2月にマスクの入手が困難になって1ヶ月以上経過します。暫らく厳しい規制はありませんでしたが3月10日に「マスクチーム」が立ち上がり、閣議でマスク転売禁止が決まりました。マスク転売禁止が施行された3月15日以降は、オークションサイトなどで見かけることはなくなりました。「マスクチーム」は「医療機関や介護施設に対して国が購入したマスク供給を、自治体や関係企業と連携し、円滑に行っていく」とのことです。
我々が普段使用する不織布のマスクの穴は5μmの大きさです。スギ花粉は30μm、くしゃみなどの飛沫は5μm、細菌は1〜2μm、ウイルスは0.1〜0.3μmです。花粉や飛沫には有効ですが細菌、ウイルスを防ぐのは困難であることが分かります。
オーストラリアのNew South Wales大学のRaina MacIntyre教授は、インフルエンザにおいてマスクの有効性を検証しました。マスク着用と手洗い、マスク着用のみ、両方せずの3つのグルーブに分けてインフルエンザの罹患率を調査しました。マスク着用と手洗いのグループは両方しないグループよりもインフルエンザの症状になる人が35〜51%も低下しました。しかし、マスクのみの着用のグループは両方しないグループとの有意な差はなかったとのことです。手洗いをしっかり行うことが非常に重要です。WHO(世界保健機関)は「マスクだけでは感染を防げる保証は無いとして、貴重な資源をむだにせず、また間違った使い方をしないためにも、症状のある人だけがマスクをするよう」呼びかけています。CDC(アメリカ疾病対策センター)は「特別な状況にないかぎり、感染を避けるという目的で症状のない人がマスクを着用することは推奨しない」としています。
首相官邸や厚生労働省も「感染症の拡大の効果的な予防には風邪や感染症の疑いがある人たちに使ってもらうことが何より重要です。」とHPで訴えています。不要不急のマスクの利用を控え、感染してしまったときや、疑いのある時や、家族などの看病などで必要なときにマスクが足りなくなることを防ぐ必要があります。

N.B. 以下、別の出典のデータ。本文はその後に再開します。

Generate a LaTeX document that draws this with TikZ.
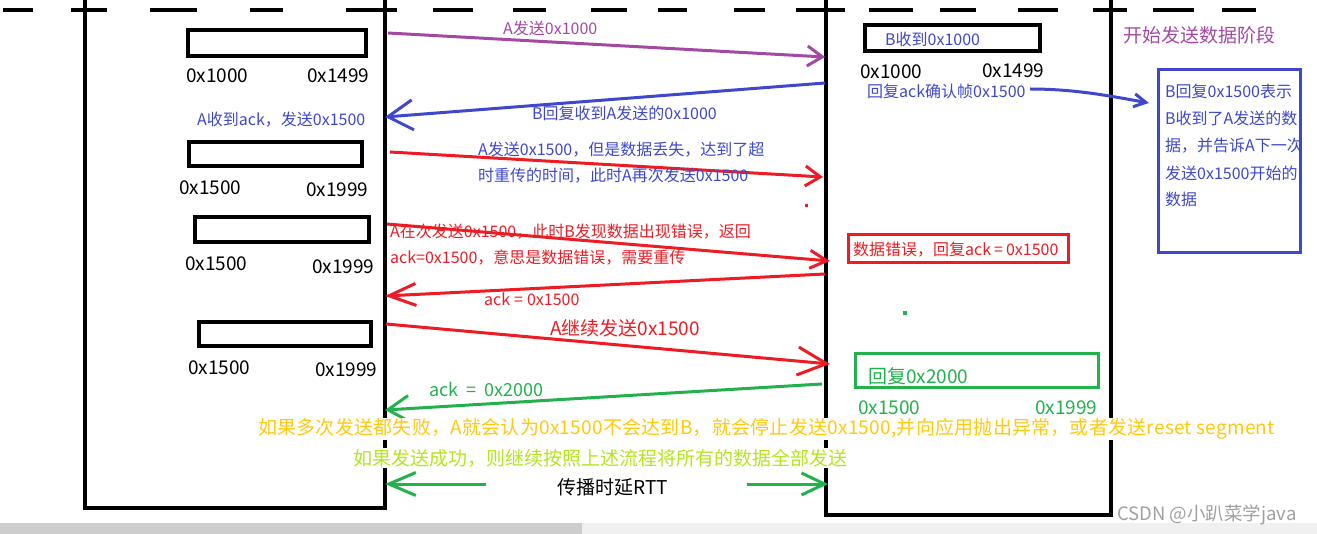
\documentclass[tikz,border=0pt]{standalone}
\usepackage{fontspec}
\newfontfamily\cjk{Noto Sans CJK SC}
\newfontfamily\cjkwide[LetterSpace=1.3]{Noto Sans CJK SC}
\usetikzlibrary{arrows.meta}
\definecolor{cpurple}{HTML}{A349A4}
\definecolor{cblue}{HTML}{3F48CC}
\definecolor{cred}{HTML}{ED1C24}
\definecolor{cgreen}{HTML}{22B14C}
\definecolor{corange}{HTML}{FFC90E}
\definecolor{clime}{HTML}{B5E61D}
\definecolor{cgrayA}{HTML}{CDCDCD}
\definecolor{cgrayB}{HTML}{F0F0F0}
\definecolor{cwm}{HTML}{A0A0A0}
\begin{document}
\begin{tikzpicture}[x=1pt,y=-1pt,
  lbl/.style={inner sep=0pt, anchor=west, font=\cjk\fontsize{#1}{#1}\selectfont},
  lbl/.default=16,
  life/.style={line width=4.5pt, line join=miter},
  dashseg/.style={line width=4pt},
  blk/.style={draw=black, line width=4pt, inner sep=0pt},
  cbox/.style={draw=#1, line width=3pt, inner sep=0pt},
  arr/.style={line width=3pt},
]
\useasboundingbox (0,0) rectangle (1317,534);
% bottom scroll band
\fill[cgrayB] (0,523) rectangle (1317,534);
\fill[cgrayA] (0,523) rectangle (582,534);
% top dashed line
\foreach \a/\b in {3/33,71/107,150/197,250/283,346/397,433/473,513/546,591/627,658/687,734/765,796/845,869/913,940/976,1018/1058,1093/1127,1153/1194,1222/1256}
  \draw[dashseg] (\a,10) -- (\b,10);
% lifelines
\draw[life] (85,0) -- (85,508) -- (385,508) -- (385,0);
\draw[life] (826,0) -- (826,515) -- (1111,515) -- (1111,0);
% data blocks
\node[blk, minimum width=178pt, minimum height=26pt] (a1) at (277,43) {};
\node[blk, minimum width=173pt, minimum height=24pt] (a2) at (275.5,154) {};
\node[blk, minimum width=174pt, minimum height=25pt] (a3) at (282,229.5) {};
\node[blk, minimum width=172pt, minimum height=24pt] (a4) at (285,334) {};
\node[blk, minimum width=175pt, minimum height=26pt] (b1) at (952.5,38) {};
\node[cbox=cblue, minimum width=142pt, minimum height=183pt] (note) at (1229,161.5) {};
\node[cbox=cred, minimum width=220pt, minimum height=28pt] (errbox) at (958,249) {};
\node[cbox=cgreen, minimum width=243pt, minimum height=34pt] (okbox) at (976.5,371) {};
% dots
\fill[cred] (804.5,204.5) rectangle (807.5,207.5);
\fill[cgreen] (903,311) rectangle (907,315);
% arrow end points
\coordinate (m1s) at (388,33);  \coordinate (m1e) at (825,57);
\coordinate (m2s) at (825,83);  \coordinate (m2e) at (385,117);
\coordinate (m3s) at (390,152); \coordinate (m3e) at (823,177);
\coordinate (m4s) at (387,224); \coordinate (m4e) at (830,261);
\coordinate (m5s) at (825,274); \coordinate (m5e) at (385,296);
\coordinate (m6s) at (386,324); \coordinate (m6e) at (830,364);
\coordinate (m7s) at (822,384); \coordinate (m7e) at (385,410);
\coordinate (rls) at (486,484); \coordinate (rle) at (385,484);
\coordinate (rrs) at (747,484); \coordinate (rre) at (828,484);
\coordinate (cvs) at (1030,89); \coordinate (cve) at (1149,103);
% arrows
\draw[arr, cpurple, -{Straight Barb[length=15pt,width=20pt]}] (m1s) -- (m1e);
\draw[arr, cblue, -{Straight Barb[length=25pt,width=30pt]}] (m2s) -- (m2e);
\draw[arr, cred, -{Straight Barb[length=15pt,width=20pt]}] (m3s) -- (m3e);
\draw[arr, cred, -{Straight Barb[length=17pt,width=18pt]}] (m4s) -- (m4e);
\draw[arr, cred, -{Straight Barb[length=27pt,width=22pt]}] (m5s) -- (m5e);
\draw[arr, cred, -{Straight Barb[length=29pt,width=28pt]}] (m6s) -- (m6e);
\draw[arr, cgreen, -{Straight Barb[length=21pt,width=26pt]}] (m7s) -- (m7e);
\draw[arr, cgreen, -{Straight Barb[length=27pt,width=23pt]}] (rls) -- (rle);
\draw[arr, cgreen, -{Straight Barb[length=23pt,width=22pt]}] (rrs) -- (rre);
\draw[arr, cblue, -{Straight Barb[length=12pt,width=13pt]}] (cvs) .. controls (1075,89) and (1110,96) .. (cve);
% A side labels
\node[lbl=19] (l1) at (186,76) {0x1000};
\node[lbl=19] (l2) at (307,76) {0x1499};
\node[lbl=19] (l3) at (179,188) {0x1500};
\node[lbl=19] (l4) at (306,190) {0x1999};
\node[lbl=19] (l5) at (185,264) {0x1500};
\node[lbl=19] (l6) at (312,267) {0x1999};
\node[lbl=19] (l7) at (188,368) {0x1500};
\node[lbl=19] (l8) at (315,370) {0x1999};
\node[lbl, text=cblue] (t1) at (197,120) {A收到ack，发送0x1500};
% message labels
\node[lbl, text=cpurple] (t2) at (503,28) {A发送0x1000};
\node[lbl, text=cblue] (t3) at (532,113) {B回复收到A发送的0x1000};
\node[lbl, text=cblue] (t4) at (478,150) {A发送0x1500，但是数据丢失，达到了超};
\node[lbl, text=cblue] (t5) at (478,176) {时重传的时间，此时A再次发送0x1500};
\node[lbl, text=cred] (t6) at (390,232) {A在次发送0x1500，此时B发现数据出现错误，返回};
\node[lbl, text=cred] (t7) at (390,258) {ack=0x1500，意思是数据错误，需要重传};
\node[lbl, text=cred] (t8) at (484,299) {ack\hspace{4pt}=\hspace{4pt}0x1500};
\node[lbl=19, text=cred] (t9) at (550,328) {A继续发送0x1500};
\node[lbl=18, text=cgreen] (t10) at (429,389) {ack\hspace{8pt}=\hspace{8pt}0x2000};
\node[inner sep=1pt, anchor=west, font=\cjkwide\fontsize{19}{19}\selectfont, text=corange, fill=white] (t11) at (257,429) {如果多次发送都失败，A就会认为0x1500不会达到B，就会停止发送0x1500,并向应用抛出异常，或者发送reset segment};
\node[lbl=19, text=clime, fill=white, inner sep=1pt] (t12) at (352,458) {如果发送成功，则继续按照上述流程将所有的数据全部发送};
\node[lbl=19] (t13) at (557,487) {传播时延RTT};
% B side labels
\node[lbl, text=cblue] (b1t) at (885,39) {B收到0x1000};
\node[lbl=19] (b2) at (860,72) {0x1000};
\node[lbl=19] (b3) at (982,71) {0x1499};
\node[lbl, text=cblue] (b4) at (867,91) {回复ack确认帧0x1500};
\node[lbl=19, text=cpurple] (ph) at (1123,35) {开始发送数据阶段};
\node[lbl, text=cblue] (n1) at (1165,91) {B回复0x1500表示};
\node[lbl, text=cblue] (n2) at (1165,118) {B收到了A发送的数};
\node[lbl, text=cblue] (n3) at (1165,146) {据，并告诉A下一次};
\node[lbl, text=cblue] (n4) at (1165,173) {发送0x1500开始的};
\node[lbl, text=cblue] (n5) at (1165,199) {数据};
\node[lbl, text=cred] (et) at (853,250) {数据错误，回复ack\hspace{3pt}=\hspace{3pt}0x1500};
\node[lbl=19, text=cgreen] (ok) at (868,376) {回复0x2000};
\node[lbl=19, text=cgreen] (g1) at (858,408) {0x1500};
\node[lbl=19, text=cgreen] (g2) at (1035,408) {0x1999};
\node[lbl=18.5, text=cwm] (wm) at (1117,515) {CSDN @小趴菜学java};
\end{tikzpicture}
\end{document}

冬に乾燥するとウイルスが軽くなり空気中に漂うため、インフルエンザ等の感染症が流行します。人の気道や肺には1,000分の1ミリの繊毛がびっしりと生えています。繊毛は呼吸で入り込んだ異物を体外や胃に排出します。肺に入った異物は30分で排出されます。繊毛は寒さと乾燥に弱いので、冬には感染症に罹患しやすくなります。この観点からもマスクで喉の乾燥を防ぐことで感染症の対策になります。
コロナは熱に弱いので26〜27度のお湯で効果があるなどのデマ情報がいくつも飛び交っていますが、実害がない情報はまだしもフィリピン、イラン、コスタリカなどではメタノールが効果があると聞いた人が死亡する事故が発生しています。
危機的な情報になればなるほどより正しい情報を見極め冷静に対応することが非常に大事であると思います。新型コロナウイルスが流行していますが、日本は一定の経済活動を保ったまま対応が出来ています。この恵まれた状況を維持し1日も早く日常が戻るよう気を抜かない引き続き対応していきたいと思います。